9 Steps To Mitigate Your Big Work Mistake
September 23, 2019
One of the most dreaded conversations is admitting you made a big mistake at work, but the longer you put off this difficult conversation the worse it gets.
Here is a 9-step checklist to help you admit your error and keep your reputation intact.
#1 Take charge of your mind
It’s easy to go off the deep end and make up all kinds of stories in your mind about how big and bad the mistake is, but the first step is to calm down and realize that this is a growth experience. It’s not the end of the world.
Calming yourself down will give you a chance to recover and if possible course-correct your mistake. You must take charge of your mind. The only way you will get to truth is to separate fact from emotion. Here are some examples:
Emotion: The Company will never recover from this horrible mistake.
Fact: My error likely will require some rework. This might cost the company but I will help to correct it.
Emotion: I’ll never get another great assignment.
Fact: I don’t know the end result of this mistake.
#2 Get the facts
The easiest way to eliminate the mind-drama is to get to the facts. Fact finding is your prep work and it shouldn’t take much time. Make a list to get clarity about what happened, why it happened, and what you can do about it. Here is a list to get started:
A. The difference between what was expected and what happened
B. When you realized the mistake
C. The business impact of your mistake
D. Why you think the mistake happened
E. Ideas for correcting the mistake
#3 Ask for a private meeting
When you make a mistake, you need to face the issue head on and be prepared. You can use email, company chat, or text to ask for a meeting. It should be simple and go like this:
Hi First Name, I would like to meet with you tomorrow as soon as possible. Please give me a time when we can talk privately. I need to share something important.

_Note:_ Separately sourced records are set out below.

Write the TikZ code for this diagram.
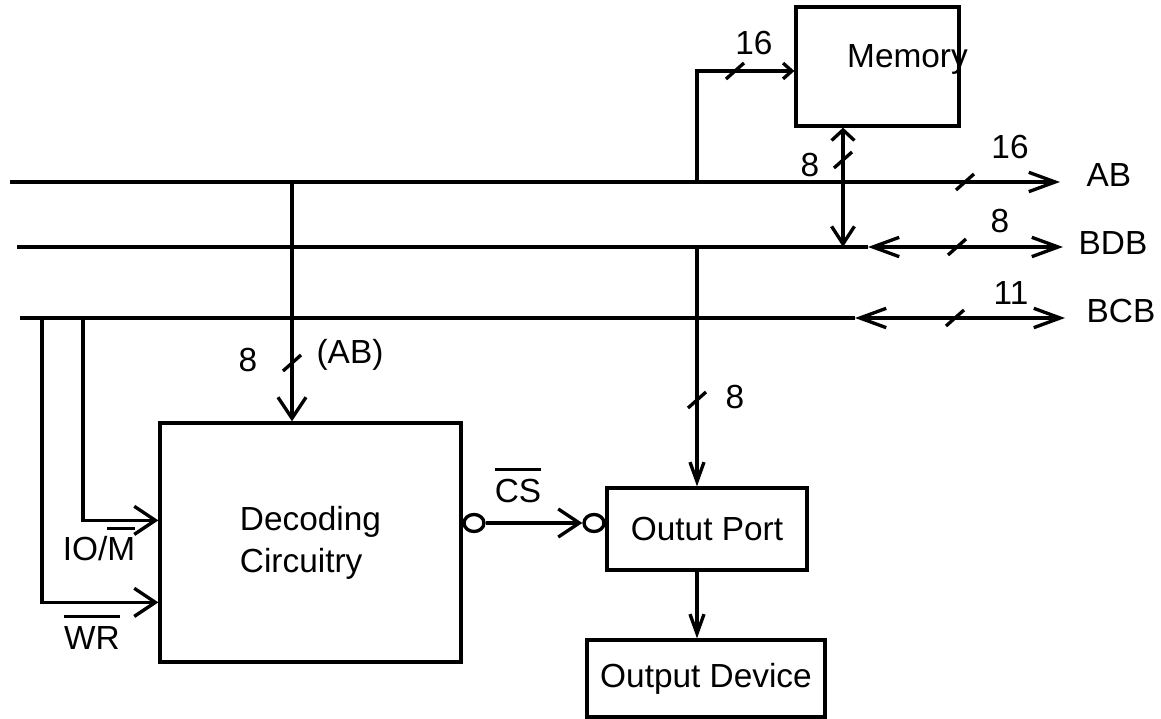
\documentclass[tikz,border=0pt]{standalone}
\usepackage{fontspec}
\setmainfont{Liberation Sans}
\usepackage{tikz}
\usetikzlibrary{arrows.meta,positioning,shapes.geometric,calc}
\newcommand{\ovl}[1]{\vbox{\hrule height 1.8pt\kern 4.5pt\hbox{#1}}}
\tikzset{
  blk/.style={rectangle, draw, line width=1.9pt, inner sep=0pt, align=center},
  bubble/.style={ellipse, draw, line width=1.9pt, minimum width=0.4cm, minimum height=0.34cm, inner sep=0pt},
  bustip/.tip={Straight Barb[length=15pt,width=11pt]},
  sigtip/.tip={Straight Barb[length=12pt,width=16pt]},
  porttip/.tip={Straight Barb[length=11pt,width=8pt]},
  smalltip/.tip={Straight Barb[length=5pt,width=9pt]},
  uptip/.tip={Straight Barb[length=6pt,width=13pt]},
  downtip/.tip={Straight Barb[length=10pt,width=13pt]}
}
\begin{document}
\begin{tikzpicture}[x=0.02cm,y=-0.02cm,line width=1.9pt,every node/.style={font=\fontsize{19}{24}\selectfont}]
\useasboundingbox (0,0) rectangle (1161,719);

% blocks
\node[blk, minimum width=3.26cm, minimum height=2.38cm, label={[xshift=0.6cm,yshift=0.14cm]center:Memory}] (mem) at (877.5,66.5) {};
\node[blk, align=left, minimum width=6.02cm, minimum height=4.78cm] (dec) at (310.5,542.5) {Decoding\\Circuitry};
\node[blk, minimum width=4cm, minimum height=1.64cm] (port) at (707,529) {Outut Port};
\node[blk, minimum width=4.76cm, minimum height=1.54cm] (dev) at (706,678.5) {Output Device};

% bus names
\node[anchor=west, inner sep=0pt] (ab) at (1085,175) {AB};
\node[anchor=west, inner sep=0pt] (bdb) at (1077,243) {BDB};
\node[anchor=west, inner sep=0pt] (bcb) at (1085,311) {BCB};

% bus ends and taps
\coordinate (abL) at (10,182);
\coordinate (bdbL) at (17,247);
\coordinate (bcbL) at (20,318);
\coordinate (abtap) at (292,182);
\coordinate (memtap) at (697,182);
\coordinate (bdbtap) at (697,247);
\coordinate (memlink) at (843,247);
\coordinate (bdbarr) at (868,247);
\coordinate (bcbarr) at (855,318);
\coordinate (iomtap) at (83,318);
\coordinate (wrtap) at (42,318);

% buses
\draw[-bustip, shorten >=0.5cm] (abL) -- (abL -| ab.west);
\draw (bdbL) -- (bdbarr);
\draw[bustip-bustip, shorten >=0.28cm] (bdbarr) -- (bdbarr -| bdb.west);
\draw (bcbL) -- (bcbarr);
\draw[bustip-bustip, shorten >=0.4cm] (bcbarr) -- (bcbarr -| bcb.west);

% branches
\draw[-sigtip] (abtap) -- (abtap |- dec.north);
\draw[-smalltip] (memtap) |- ($(mem.west)+(0,4.5)$);
\draw[uptip-downtip] (memlink |- mem.south) -- (memlink);
\draw[-porttip] (bdbtap) -- (bdbtap |- port.north);
\draw[-porttip] (bdbtap |- port.south) -- (bdbtap |- dev.north);
\draw[-sigtip] (iomtap) |- ($(dec.north west)+(0,99)$);
\draw[-sigtip] (wrtap) |- ($(dec.north west)+(0,181)$);

% chip select
\node[bubble] (csout) at (474,523) {};
\node[bubble] (csin) at (594,523) {};
\draw[-sigtip] (csout) -- (csin);

% bus width marks
\foreach \sx/\sy in {735/71, 843/160, 965/182, 957/247, 955/318, 292/363, 697/400}
  \draw (\sx-9,\sy+8) -- ++(18,-16);

% labels
\node (w16m) at (754,43) {16};
\node (w8m) at (810,165) {8};
\node (w16ab) at (1010,147) {16};
\node (w8bdb) at (1000,221) {8};
\node (w11bcb) at (1011,293) {11};
\node (w8dec) at (248,360) {8};
\node (abtag) at (350,355) {(AB)};
\node (w8port) at (735,397) {8};
\node (cs) at (518,485) {\ovl{CS}};
\node (iom) at (99,544) {IO/\ovl{M}};
\node (wr) at (92,632) {\ovl{WR}};

\end{tikzpicture}
\end{document}
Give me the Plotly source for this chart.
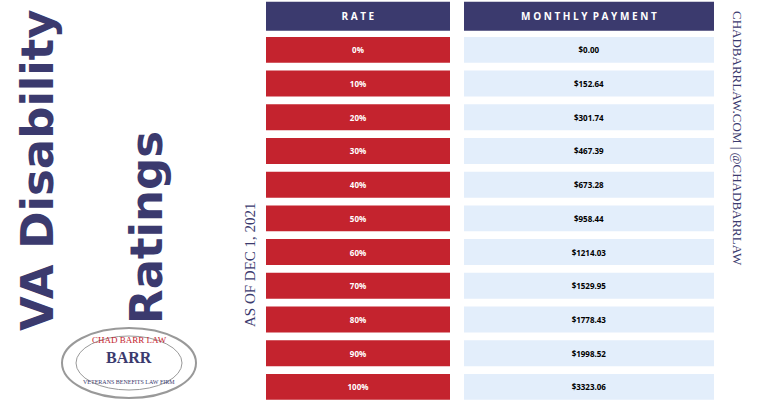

If you don’t get an immediate response, then go in person to schedule a meeting.
#4 Get support
Before your meeting ask for some mentoring from a trusted colleague, preferably outside of your workplace—someone who can give you advice and help you figure out how to course-correct the problem. This may be your relative, or a professional who has a great reputation.
Don’t go straight to your best friend who doesn’t have any more experience than you do. Seek help from someone with more workplace experience than you have.
#5 Start with intention
Now the day of the meeting is here and you have to own your mistake. Start your meeting with intention, like this:
Thanks for meeting with me. My intention for asking for this meeting is to share some unfortunate news. I recently discovered that I made a mistake on my project, and I want to take responsibility and become part of the solution.
Then tell your boss about your mistake. Remember the list (#2) you created? Talk about A, B, and C. Save D and E for later.
#6 Create space
This is where you wait for a moment to get your boss’s response.
Five seconds may feel like five weeks. Wait for the response. Breathe deeply. You are now in the unknown and you must create enough space to allow your boss to process the information.
You may be met with curiosity, compassion or anger. Your job here is to listen and respond appropriately.
#7 Take responsibility
You can’t control how your boss responds. But even in the worst-case scenario, just know that you are only responsible for you.
Decide to show up as one who has character. You are willing to take ownership. You are willing to fix it if possible. You are willing to learn. Don’t start making excuses, and don’t blame. Don’t become defensive, even if you feel scared. Repeat this mantra:
I want to make it right, and I’m willing to take direction.
#8 Set boundaries if necessary
Suppose the worst happens. Your boss loses their cool. If things seem to spiral out of control, set an appropriate boundary. You can say something like:
I’m truly sorry and I want to make this right. I’d like to set another time to finish this when we both have had a chance to think clearly.
#9 Make it right
Supposing the best case scenario—your boss isn’t thrilled, but is willing to work with you to overcome the mistake—correct the situation if there is a way to do so.
Be prepared to offer your support and go above and beyond to show your appreciation and willingness to learn. Tell your boss you are willing to share what you learned with new team members so the business can avoid a similar mistake. If you have determined that the reason the mistake happened is due to a lack of training, now is the time to bring this issue to the forefront.
Remember that mistakes are an opportunity to grow. And that difficult conversations about mistakes become manageable when you are willing to learn, own up, and help in the course-correction efforts.